[start]

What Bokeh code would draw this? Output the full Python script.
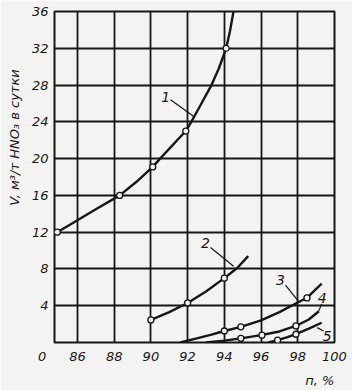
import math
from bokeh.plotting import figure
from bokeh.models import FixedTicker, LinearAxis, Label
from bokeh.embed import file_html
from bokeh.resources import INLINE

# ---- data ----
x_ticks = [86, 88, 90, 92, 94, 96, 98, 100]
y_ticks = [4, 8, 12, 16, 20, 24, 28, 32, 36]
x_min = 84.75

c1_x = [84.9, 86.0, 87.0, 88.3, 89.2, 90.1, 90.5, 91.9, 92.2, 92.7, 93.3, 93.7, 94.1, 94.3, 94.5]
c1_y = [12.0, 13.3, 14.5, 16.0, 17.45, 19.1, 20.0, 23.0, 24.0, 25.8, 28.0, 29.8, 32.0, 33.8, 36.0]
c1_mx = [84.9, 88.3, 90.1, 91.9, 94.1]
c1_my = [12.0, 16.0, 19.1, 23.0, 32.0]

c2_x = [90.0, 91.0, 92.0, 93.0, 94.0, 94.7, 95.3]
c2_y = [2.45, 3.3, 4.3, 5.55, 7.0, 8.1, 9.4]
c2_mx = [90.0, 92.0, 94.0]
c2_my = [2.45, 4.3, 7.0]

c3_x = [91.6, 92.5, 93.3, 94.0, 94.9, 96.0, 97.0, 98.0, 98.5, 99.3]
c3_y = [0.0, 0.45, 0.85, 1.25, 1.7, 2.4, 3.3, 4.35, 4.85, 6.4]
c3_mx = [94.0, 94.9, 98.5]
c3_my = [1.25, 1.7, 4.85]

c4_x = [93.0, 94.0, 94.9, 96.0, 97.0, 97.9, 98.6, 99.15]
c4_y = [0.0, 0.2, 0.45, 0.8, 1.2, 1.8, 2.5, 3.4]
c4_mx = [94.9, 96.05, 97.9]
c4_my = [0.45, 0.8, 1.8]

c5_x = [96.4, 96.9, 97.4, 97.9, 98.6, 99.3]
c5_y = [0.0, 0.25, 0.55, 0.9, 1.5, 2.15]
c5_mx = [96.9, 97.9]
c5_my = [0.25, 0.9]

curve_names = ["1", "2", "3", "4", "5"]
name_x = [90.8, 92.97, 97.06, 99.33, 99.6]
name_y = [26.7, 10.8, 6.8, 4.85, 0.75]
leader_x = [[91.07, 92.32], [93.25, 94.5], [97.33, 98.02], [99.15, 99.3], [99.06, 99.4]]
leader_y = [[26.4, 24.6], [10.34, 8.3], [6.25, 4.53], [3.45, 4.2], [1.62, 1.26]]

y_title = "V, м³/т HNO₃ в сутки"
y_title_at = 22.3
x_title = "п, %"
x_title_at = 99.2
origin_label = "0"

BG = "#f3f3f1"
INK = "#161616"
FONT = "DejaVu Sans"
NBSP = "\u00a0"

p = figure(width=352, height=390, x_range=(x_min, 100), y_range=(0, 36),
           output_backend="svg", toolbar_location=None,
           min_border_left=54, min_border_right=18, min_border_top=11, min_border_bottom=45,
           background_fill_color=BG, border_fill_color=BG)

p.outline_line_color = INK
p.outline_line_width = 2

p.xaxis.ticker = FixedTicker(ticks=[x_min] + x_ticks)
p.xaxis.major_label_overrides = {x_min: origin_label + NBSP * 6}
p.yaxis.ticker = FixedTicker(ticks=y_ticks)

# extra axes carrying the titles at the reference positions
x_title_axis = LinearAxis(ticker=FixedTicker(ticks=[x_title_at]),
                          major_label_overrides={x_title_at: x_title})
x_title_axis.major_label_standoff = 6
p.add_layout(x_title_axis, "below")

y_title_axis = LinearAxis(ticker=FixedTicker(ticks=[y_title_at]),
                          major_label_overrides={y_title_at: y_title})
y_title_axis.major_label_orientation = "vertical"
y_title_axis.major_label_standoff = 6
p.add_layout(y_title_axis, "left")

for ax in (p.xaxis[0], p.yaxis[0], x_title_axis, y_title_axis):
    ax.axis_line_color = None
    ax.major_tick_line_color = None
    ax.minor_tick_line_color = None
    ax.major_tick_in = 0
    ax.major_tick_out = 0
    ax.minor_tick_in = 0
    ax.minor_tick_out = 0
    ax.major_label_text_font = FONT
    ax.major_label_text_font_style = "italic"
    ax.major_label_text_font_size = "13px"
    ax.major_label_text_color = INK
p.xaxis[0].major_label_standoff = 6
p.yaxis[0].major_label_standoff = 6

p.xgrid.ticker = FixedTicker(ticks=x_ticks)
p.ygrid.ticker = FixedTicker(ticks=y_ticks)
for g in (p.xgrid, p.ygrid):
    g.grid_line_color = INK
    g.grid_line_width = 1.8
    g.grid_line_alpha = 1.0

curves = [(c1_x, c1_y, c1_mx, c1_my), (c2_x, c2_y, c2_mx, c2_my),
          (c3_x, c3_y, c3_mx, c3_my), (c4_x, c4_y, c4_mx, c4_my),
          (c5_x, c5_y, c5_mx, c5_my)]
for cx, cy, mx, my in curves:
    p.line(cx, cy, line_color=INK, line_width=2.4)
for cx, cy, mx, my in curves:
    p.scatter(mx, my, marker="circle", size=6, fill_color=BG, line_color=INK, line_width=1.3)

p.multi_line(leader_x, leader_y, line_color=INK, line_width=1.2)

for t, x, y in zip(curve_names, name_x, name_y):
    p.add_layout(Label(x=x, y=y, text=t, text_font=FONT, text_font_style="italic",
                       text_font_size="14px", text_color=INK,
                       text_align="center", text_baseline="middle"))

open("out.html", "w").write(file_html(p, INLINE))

[end]

◆ WHAT THE EXERCISE ASKS ◆
Leave out the pictures and reproduce the rest of the listing exactly.

◆ SOLUTION TO THE EXERCISE ◆
What Bokeh code would draw this? Output the full Python script.
import math
from bokeh.plotting import figure
from bokeh.models import FixedTicker, LinearAxis, Label
from bokeh.embed import file_html
from bokeh.resources import INLINE

# ---- data ----
x_ticks = [86, 88, 90, 92, 94, 96, 98, 100]
y_ticks = [4, 8, 12, 16, 20, 24, 28, 32, 36]
x_min = 84.75

c1_x = [84.9, 86.0, 87.0, 88.3, 89.2, 90.1, 90.5, 91.9, 92.2, 92.7, 93.3, 93.7, 94.1, 94.3, 94.5]
c1_y = [12.0, 13.3, 14.5, 16.0, 17.45, 19.1, 20.0, 23.0, 24.0, 25.8, 28.0, 29.8, 32.0, 33.8, 36.0]
c1_mx = [84.9, 88.3, 90.1, 91.9, 94.1]
c1_my = [12.0, 16.0, 19.1, 23.0, 32.0]

c2_x = [90.0, 91.0, 92.0, 93.0, 94.0, 94.7, 95.3]
c2_y = [2.45, 3.3, 4.3, 5.55, 7.0, 8.1, 9.4]
c2_mx = [90.0, 92.0, 94.0]
c2_my = [2.45, 4.3, 7.0]

c3_x = [91.6, 92.5, 93.3, 94.0, 94.9, 96.0, 97.0, 98.0, 98.5, 99.3]
c3_y = [0.0, 0.45, 0.85, 1.25, 1.7, 2.4, 3.3, 4.35, 4.85, 6.4]
c3_mx = [94.0, 94.9, 98.5]
c3_my = [1.25, 1.7, 4.85]

c4_x = [93.0, 94.0, 94.9, 96.0, 97.0, 97.9, 98.6, 99.15]
c4_y = [0.0, 0.2, 0.45, 0.8, 1.2, 1.8, 2.5, 3.4]
c4_mx = [94.9, 96.05, 97.9]
c4_my = [0.45, 0.8, 1.8]

c5_x = [96.4, 96.9, 97.4, 97.9, 98.6, 99.3]
c5_y = [0.0, 0.25, 0.55, 0.9, 1.5, 2.15]
c5_mx = [96.9, 97.9]
c5_my = [0.25, 0.9]

curve_names = ["1", "2", "3", "4", "5"]
name_x = [90.8, 92.97, 97.06, 99.33, 99.6]
name_y = [26.7, 10.8, 6.8, 4.85, 0.75]
leader_x = [[91.07, 92.32], [93.25, 94.5], [97.33, 98.02], [99.15, 99.3], [99.06, 99.4]]
leader_y = [[26.4, 24.6], [10.34, 8.3], [6.25, 4.53], [3.45, 4.2], [1.62, 1.26]]

y_title = "V, м³/т HNO₃ в сутки"
y_title_at = 22.3
x_title = "п, %"
x_title_at = 99.2
origin_label = "0"

BG = "#f3f3f1"
INK = "#161616"
FONT = "DejaVu Sans"
NBSP = "\u00a0"

p = figure(width=352, height=390, x_range=(x_min, 100), y_range=(0, 36),
           output_backend="svg", toolbar_location=None,
           min_border_left=54, min_border_right=18, min_border_top=11, min_border_bottom=45,
           background_fill_color=BG, border_fill_color=BG)

p.outline_line_color = INK
p.outline_line_width = 2

p.xaxis.ticker = FixedTicker(ticks=[x_min] + x_ticks)
p.xaxis.major_label_overrides = {x_min: origin_label + NBSP * 6}
p.yaxis.ticker = FixedTicker(ticks=y_ticks)

# extra axes carrying the titles at the reference positions
x_title_axis = LinearAxis(ticker=FixedTicker(ticks=[x_title_at]),
                          major_label_overrides={x_title_at: x_title})
x_title_axis.major_label_standoff = 6
p.add_layout(x_title_axis, "below")

y_title_axis = LinearAxis(ticker=FixedTicker(ticks=[y_title_at]),
                          major_label_overrides={y_title_at: y_title})
y_title_axis.major_label_orientation = "vertical"
y_title_axis.major_label_standoff = 6
p.add_layout(y_title_axis, "left")

for ax in (p.xaxis[0], p.yaxis[0], x_title_axis, y_title_axis):
    ax.axis_line_color = None
    ax.major_tick_line_color = None
    ax.minor_tick_line_color = None
    ax.major_tick_in = 0
    ax.major_tick_out = 0
    ax.minor_tick_in = 0
    ax.minor_tick_out = 0
    ax.major_label_text_font = FONT
    ax.major_label_text_font_style = "italic"
    ax.major_label_text_font_size = "13px"
    ax.major_label_text_color = INK
p.xaxis[0].major_label_standoff = 6
p.yaxis[0].major_label_standoff = 6

p.xgrid.ticker = FixedTicker(ticks=x_ticks)
p.ygrid.ticker = FixedTicker(ticks=y_ticks)
for g in (p.xgrid, p.ygrid):
    g.grid_line_color = INK
    g.grid_line_width = 1.8
    g.grid_line_alpha = 1.0

curves = [(c1_x, c1_y, c1_mx, c1_my), (c2_x, c2_y, c2_mx, c2_my),
          (c3_x, c3_y, c3_mx, c3_my), (c4_x, c4_y, c4_mx, c4_my),
          (c5_x, c5_y, c5_mx, c5_my)]
for cx, cy, mx, my in curves:
    p.line(cx, cy, line_color=INK, line_width=2.4)
for cx, cy, mx, my in curves:
    p.scatter(mx, my, marker="circle", size=6, fill_color=BG, line_color=INK, line_width=1.3)

p.multi_line(leader_x, leader_y, line_color=INK, line_width=1.2)

for t, x, y in zip(curve_names, name_x, name_y):
    p.add_layout(Label(x=x, y=y, text=t, text_font=FONT, text_font_style="italic",
                       text_font_size="14px", text_color=INK,
                       text_align="center", text_baseline="middle"))

open("out.html", "w").write(file_html(p, INLINE))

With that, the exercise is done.